Pursuant to the terms of the Option Agreement, Vista has granted Cangold the right to earn a 70% interest in the GdlR Project by:

making payments totaling US$5,000,000 in five payments over a three-year period, with payments totaling US$1,000,000 in the first year ( US$150,000 of which was paid at signing), US$1,500,000 in the second year and US$2,500,000 in the third year;

operating the GdlR project, maintaining the concessions comprising the GdlR Project in good standing; and

fulfilling all of the obligations of MGS, Vista’s wholly-owned subsidiary, to the Ejido La Tasajera (the " Ejido ") as set out in the temporary occupation contract between MGS and the Ejido .

The Option Agreement provides that all cash payments are non-refundable and optional to Cangold, and in the event Cangold fails to pay any of the required amounts on the scheduled dates or fails to comply with its other obligations, the Option Agreement will terminate and Cangold will have no interest in the GdlR Project.

Provided it is not in breach of the Option Agreement, Cangold may at its discretion advance the above payment schedule and exercise the initial option for a 70% interest in the GdlR Project any time during the three-year period.

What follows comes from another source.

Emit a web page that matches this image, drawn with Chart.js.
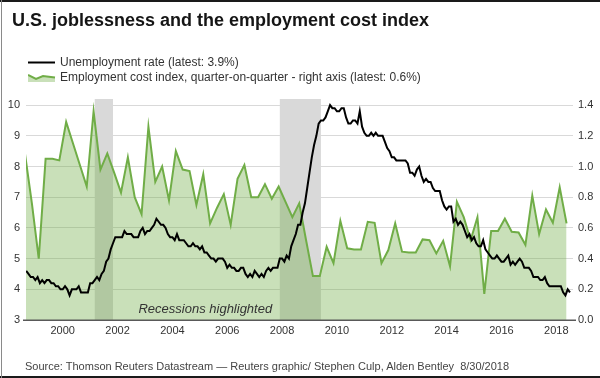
<!DOCTYPE html>
<html>
<head>
<meta charset="utf-8">
<script src="https://cdn.jsdelivr.net/npm/chart.js@4/dist/chart.umd.min.js"></script>
<style>
  html, body { margin: 0; padding: 0; background: #fff; }
  #wrap { position: relative; width: 600px; height: 378px; overflow: hidden; background: #fff; font-family: "Liberation Sans", Arial, sans-serif; }
  #c { position: absolute; left: 0; top: 0; }
  .t { position: absolute; white-space: nowrap; }
  #title { left: 12px; top: 9px; font-size: 18px; line-height: 22px; font-weight: bold; color: #151515; }
  .leg { left: 60px; font-size: 12px; line-height: 15px; color: #333; }
  #leg1 { top: 55px; }
  #leg2 { top: 70px; }
  .sw { position: absolute; left: 28px; }
  #source { left: 25px; top: 359px; font-size: 11px; line-height: 14px; color: #444; }
  #frameTop { position: absolute; left: 0; top: 0; width: 600px; height: 2px; background: #1a1a1a; }
  #frameBottom { position: absolute; left: 0; top: 376px; width: 600px; height: 2px; background: #1a1a1a; }
  #frameLeft { position: absolute; left: 1px; top: 0; width: 1px; height: 378px; background: #8a8a8a; }
</style>
</head>
<body>
<div id="wrap">
  <canvas id="c" width="600" height="378"></canvas>
  <div id="title" class="t">U.S. joblessness and the employment cost index</div>
  <svg class="sw" style="top:56px" width="28" height="12"><line x1="0" y1="6.5" x2="27" y2="6.5" stroke="#000" stroke-width="2"/></svg>
  <svg class="sw" style="top:71px" width="28" height="12"><path d="M0,4 L8,8 L15,5 L27,6.5 L27,11 L0,11 Z" fill="rgba(112,173,71,0.38)"/><path d="M0,4 L8,8 L15,5 L27,6.5" fill="none" stroke="#70ad47" stroke-width="2"/></svg>
  <div id="leg1" class="t leg">Unemployment rate (latest: 3.9%)</div>
  <div id="leg2" class="t leg">Employment cost index, quarter-on-quarter - right axis (latest: 0.6%)</div>
  <div id="source" class="t">Source: Thomson Reuters Datastream — Reuters graphic/ Stephen Culp, Alden Bentley&nbsp;&nbsp;8/30/2018</div>
  <div id="frameTop"></div>
  <div id="frameBottom"></div>
  <div id="frameLeft"></div>
</div>
<script>
// ---------------- DATA ----------------
// Monthly US unemployment rate (%), Sep 1998 .. Jul 2018
const unemploymentStart = 1998 + 8 / 12;   // Sep 1998 (decimal year)
const unemployment = [
  4.6, 4.5, 4.4, 4.4,                                              // 1998 Sep-Dec
  4.3, 4.4, 4.2, 4.3, 4.2, 4.3, 4.3, 4.2, 4.2, 4.1, 4.1, 4.0,      // 1999
  4.0, 4.1, 4.0, 3.8, 4.0, 4.0, 4.0, 4.1, 3.9, 3.9, 3.9, 3.9,      // 2000
  4.2, 4.2, 4.3, 4.4, 4.3, 4.5, 4.6, 4.9, 5.0, 5.3, 5.5, 5.7,      // 2001
  5.7, 5.7, 5.7, 5.9, 5.8, 5.8, 5.8, 5.7, 5.7, 5.7, 5.9, 6.0,      // 2002
  5.8, 5.9, 5.9, 6.0, 6.1, 6.3, 6.2, 6.1, 6.1, 6.0, 5.8, 5.7,      // 2003
  5.7, 5.6, 5.8, 5.6, 5.6, 5.6, 5.5, 5.4, 5.4, 5.5, 5.4, 5.4,      // 2004
  5.3, 5.4, 5.2, 5.2, 5.1, 5.0, 5.0, 4.9, 5.0, 5.0, 5.0, 4.9,      // 2005
  4.7, 4.8, 4.7, 4.7, 4.6, 4.6, 4.7, 4.7, 4.5, 4.4, 4.5, 4.4,      // 2006
  4.6, 4.5, 4.4, 4.5, 4.4, 4.6, 4.7, 4.6, 4.7, 4.7, 4.7, 5.0,      // 2007
  5.0, 4.9, 5.1, 5.0, 5.4, 5.6, 5.8, 6.1, 6.1, 6.5, 6.8, 7.3,      // 2008
  7.8, 8.3, 8.7, 9.0, 9.4, 9.5, 9.5, 9.6, 9.8, 10.0, 9.9, 9.9,     // 2009
  9.8, 9.8, 9.9, 9.9, 9.6, 9.4, 9.4, 9.5, 9.5, 9.4, 9.8, 9.3,      // 2010
  9.1, 9.0, 9.0, 9.1, 9.0, 9.1, 9.0, 9.0, 9.0, 8.8, 8.6, 8.5,      // 2011
  8.3, 8.3, 8.2, 8.2, 8.2, 8.2, 8.2, 8.1, 7.8, 7.8, 7.7, 7.9,      // 2012
  8.0, 7.7, 7.5, 7.6, 7.5, 7.5, 7.3, 7.2, 7.2, 7.2, 6.9, 6.7,      // 2013
  6.6, 6.7, 6.7, 6.2, 6.3, 6.1, 6.2, 6.1, 5.9, 5.7, 5.8, 5.6,      // 2014
  5.7, 5.5, 5.4, 5.4, 5.6, 5.3, 5.2, 5.1, 5.0, 5.0, 5.1, 5.0,      // 2015
  4.9, 4.9, 5.0, 5.1, 4.8, 4.9, 4.8, 4.9, 5.0, 4.9, 4.7, 4.7,      // 2016
  4.7, 4.6, 4.4, 4.4, 4.4, 4.3, 4.3, 4.4, 4.2, 4.1, 4.1, 4.1,      // 2017
  4.1, 4.1, 4.1, 3.9, 3.8, 4.0, 3.9                                 // 2018 Jan-Jul
];

// Quarterly employment cost index, q/q % change, Q3 1998 .. Q2 2018 (right axis)
const eciStart = 1998.5 + 0.125;           // Q3 1998, plotted mid-quarter
const eci = [
  1.08, 0.76,                  // 1998 Q3-Q4
  0.40, 1.05, 1.05, 1.04,      // 1999
  1.29, 1.15, 1.01, 0.87,      // 2000
  1.36, 0.98, 1.085, 0.96,     // 2001
  0.83, 1.06, 0.80, 0.69,      // 2002
  1.26, 0.90, 1.00, 0.78,      // 2003
  1.10, 0.98, 0.97, 0.75,      // 2004
  0.95, 0.63, 0.73, 0.82,      // 2005
  0.62, 0.92, 1.01, 0.80,      // 2006
  0.80, 0.885, 0.79, 0.87,     // 2007
  0.77, 0.67, 0.76, 0.52,      // 2008
  0.286, 0.286, 0.477, 0.37,   // 2009
  0.646, 0.467, 0.46, 0.46,    // 2010
  0.64, 0.633, 0.37, 0.456,    // 2011
  0.63, 0.445, 0.44, 0.44,     // 2012
  0.525, 0.52, 0.434, 0.516,   // 2013
  0.35, 0.77, 0.67, 0.52,      // 2014
  0.67, 0.17, 0.58, 0.58,      // 2015
  0.66, 0.575, 0.57, 0.49,     // 2016
  0.81, 0.56, 0.72, 0.634,     // 2017
  0.864, 0.63                  // 2018 Q1-Q2
];

// Recessions (NBER), decimal years: start of peak month .. start of trough month
const recessions = [
  [2001 + 2 / 12, 2001 + 10 / 12],
  [2007 + 11 / 12, 2009 + 5 / 12]
];

// Axis ticks
const xTicks = [2000, 2002, 2004, 2006, 2008, 2010, 2012, 2014, 2016, 2018];
const leftTicks = [3, 4, 5, 6, 7, 8, 9, 10];
const rightTicks = [0.0, 0.2, 0.4, 0.6, 0.8, 1.0, 1.2, 1.4];

const recessionNote = 'Recessions highlighted';

// ---------------- CHART ----------------
const tickFont = { family: '"Liberation Sans", Arial, sans-serif', size: 11 };

const bandsPlugin = {
  id: 'bands',
  beforeDraw(chart) {
    const { ctx, chartArea, scales } = chart;
    const x = scales.x;
    ctx.save();
    ctx.fillStyle = '#d9d9d9';
    recessions.forEach(r => {
      const x0 = x.getPixelForValue(r[0]);
      const x1 = x.getPixelForValue(r[1]);
      ctx.fillRect(x0, chartArea.top, x1 - x0, chartArea.bottom - chartArea.top);
    });
    ctx.restore();
  }
};

const overlayPlugin = {
  id: 'overlay',
  afterDatasetsDraw(chart) {
    const { ctx, chartArea, scales } = chart;
    ctx.save();
    // x axis line
    ctx.strokeStyle = '#595959';
    ctx.lineWidth = 1.5;
    ctx.beginPath();
    ctx.moveTo(chartArea.left - 3, chartArea.bottom + 0.25);
    ctx.lineTo(chartArea.right + 3, chartArea.bottom + 0.25);
    ctx.stroke();
    // note
    ctx.fillStyle = '#333';
    ctx.font = 'italic 13px "Liberation Sans", Arial, sans-serif';
    ctx.textAlign = 'center';
    ctx.textBaseline = 'middle';
    ctx.fillText(recessionNote, scales.x.getPixelForValue(2005.2), scales.yL.getPixelForValue(3.36));
    ctx.restore();
  }
};

new Chart(document.getElementById('c'), {
  type: 'line',
  data: {
    datasets: [
      {
        label: 'Unemployment rate (latest: 3.9%)',
        data: unemployment.map((v, i) => ({ x: unemploymentStart + i / 12, y: v })),
        yAxisID: 'yL',
        borderColor: '#000000',
        borderWidth: 2,
        pointRadius: 0,
        fill: false,
        tension: 0,
        order: 0
      },
      {
        label: 'Employment cost index, quarter-on-quarter - right axis (latest: 0.6%)',
        data: eci.map((v, i) => ({ x: eciStart + i / 4, y: v })),
        yAxisID: 'yR',
        borderColor: '#70ad47',
        borderWidth: 2,
        backgroundColor: 'rgba(112,173,71,0.38)',
        fill: 'origin',
        pointRadius: 0,
        tension: 0,
        order: 1
      }
    ]
  },
  options: {
    responsive: false,
    animation: false,
    devicePixelRatio: 1,
    layout: { padding: { top: 99, left: 0, right: 0, bottom: 0 } },
    plugins: { legend: { display: false }, tooltip: { enabled: false }, title: { display: false } },
    scales: {
      x: {
        type: 'linear',
        min: 1998.66,
        max: 2018.61,
        grid: { display: false, drawTicks: false },
        border: { display: false },
        afterBuildTicks: s => { s.ticks = xTicks.map(v => ({ value: v })); },
        afterFit: s => { s.height = 58; },
        ticks: {
          autoSkip: false, maxRotation: 0, padding: 4,
          font: tickFont, color: '#333',
          callback: v => String(v)
        }
      },
      yL: {
        type: 'linear',
        position: 'left',
        min: 3,
        max: 10.2,
        afterBuildTicks: s => { s.ticks = leftTicks.map(v => ({ value: v })); },
        afterFit: s => { s.width = 26; },
        grid: { color: '#d9d9d9', lineWidth: 1, drawTicks: false },
        border: { display: false },
        ticks: { padding: 6, font: tickFont, color: '#333', callback: v => String(v) }
      },
      yR: {
        type: 'linear',
        position: 'right',
        min: 0,
        max: 1.44,
        afterBuildTicks: s => { s.ticks = rightTicks.map(v => ({ value: v })); },
        afterFit: s => { s.width = 27; },
        grid: { display: false, drawTicks: false },
        border: { display: false },
        ticks: { padding: 5, font: tickFont, color: '#333', callback: v => Number(v).toFixed(1) }
      }
    }
  },
  plugins: [bandsPlugin, overlayPlugin]
});
</script>
</body>
</html>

Subject to Cangold earning a 70% interest in the GdlR Project, Vista has granted Cangold an additional option to earn the remaining 30% interest in the GdlR Project by notifying Vista of a production decision and by making a cash payment to Vista of US$3,000,000 plus an additional cash payment based on a formula that includes the growth, if any, in estimated NI 43-101 Measured and Indicated mineral resources of the GdlR Project, and the then prevailing spot gold price ("Escalator Payment").

Should Cangold determine not to put the GdlR Project into production, the Option Agreement provides Vista with the right to buy back Cangold’s 70% interest in the GdlR Project for a cash payment of US$5,000,000 plus the Escalator Payment described above. If Vista does not exercise its buyback option, Vista will still retain a right of first refusal should Cangold elect to sell its 70% interest in the GdlR Project to a third party.